For research, operations, or classroom work, add a compact table:
| Group | n | Median | IQR | Whisker rule | Outlier handling |
|---|---|---|---|---|---|
| Group A | 1.5×IQR | ||||
| Group B | 1.5×IQR |
A statistical tool creates the plot, but the interpretation usually happens across notes, tables, follow-up questions, and presentation drafts. AFFiNE helps keep that work together: place the plot on an edgeless canvas, add the five-number summary, write assumptions beside the chart, and turn the analysis into a shareable report.
If you are still shaping the visual story, see the Chart Maker Playbook for chart selection guidance, the scatter plot guide when relationships between two variables matter, and the table maker guide when a summary table is the clearest companion.
Summarize the median, IQR, whiskers, and outliers. The median gives the center, the IQR gives the middle-half spread, the whiskers show the non-outlier range under the chosen rule, and the outlier points identify values that deserve context.

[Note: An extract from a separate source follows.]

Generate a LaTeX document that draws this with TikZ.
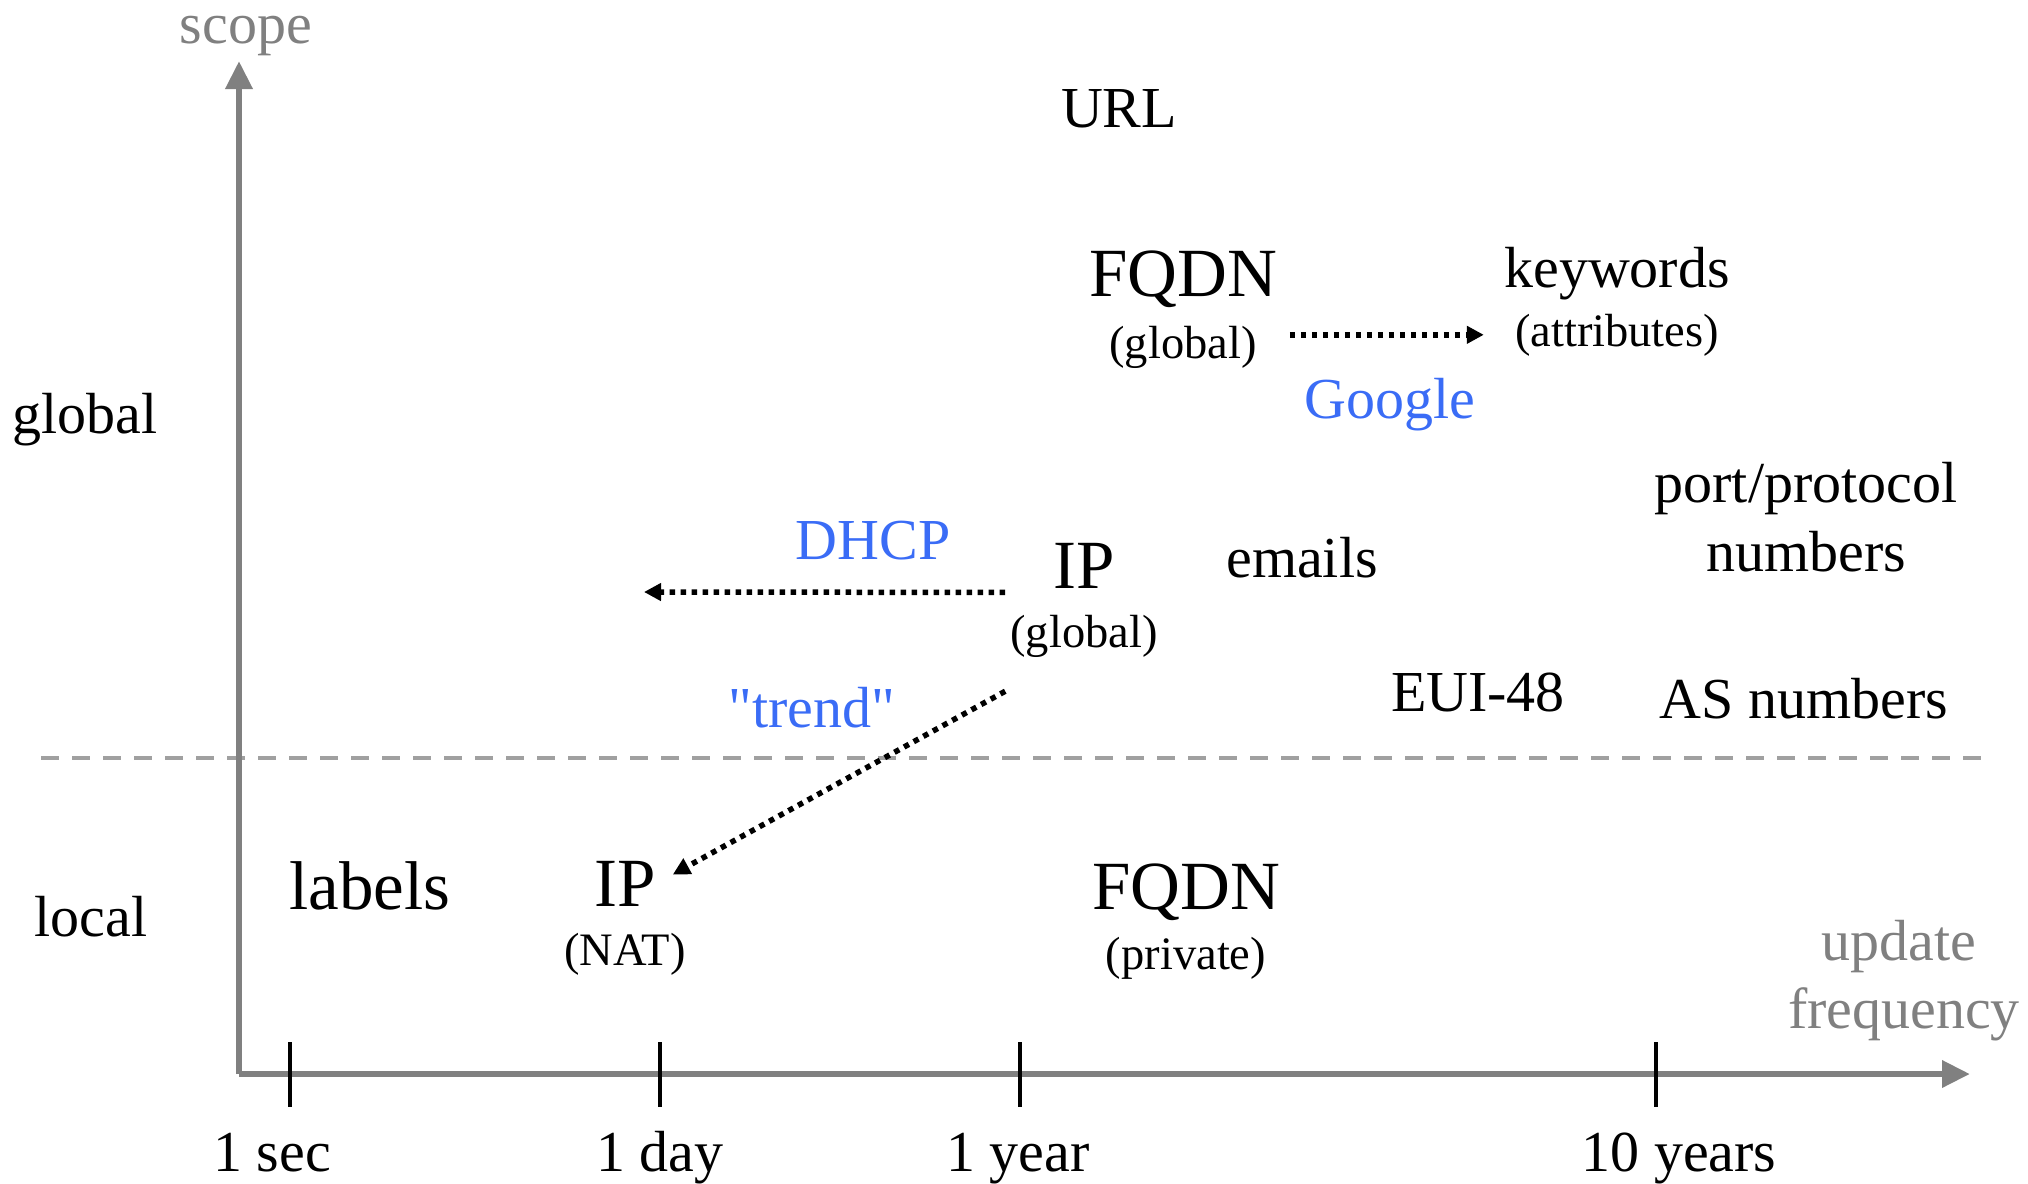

A box plot makes it easy to compare several groups on one scale. A histogram is better for seeing the detailed shape of one distribution, but side-by-side histograms become harder to compare as the number of groups grows.
Skew appears when the median is off-center within the box or one whisker is much longer than the other. A long upper whisker and median near Q1 suggest right skew. A long lower whisker and median near Q3 suggest left skew.
No. Outliers are values beyond a rule-based threshold, usually 1.5×IQR. They may be errors, but they may also be valid rare events. Investigate them before removing or downplaying them.
They may use different quartile algorithms, interpolation choices, or display defaults. If the plot supports a decision, report the tool, version, quartile method, sample size, and whisker rule.
Avoid using a box plot alone when the distribution shape matters, the sample size is tiny, or clusters and gaps are important. Pair it with raw points, a histogram, or a violin plot for a more complete picture.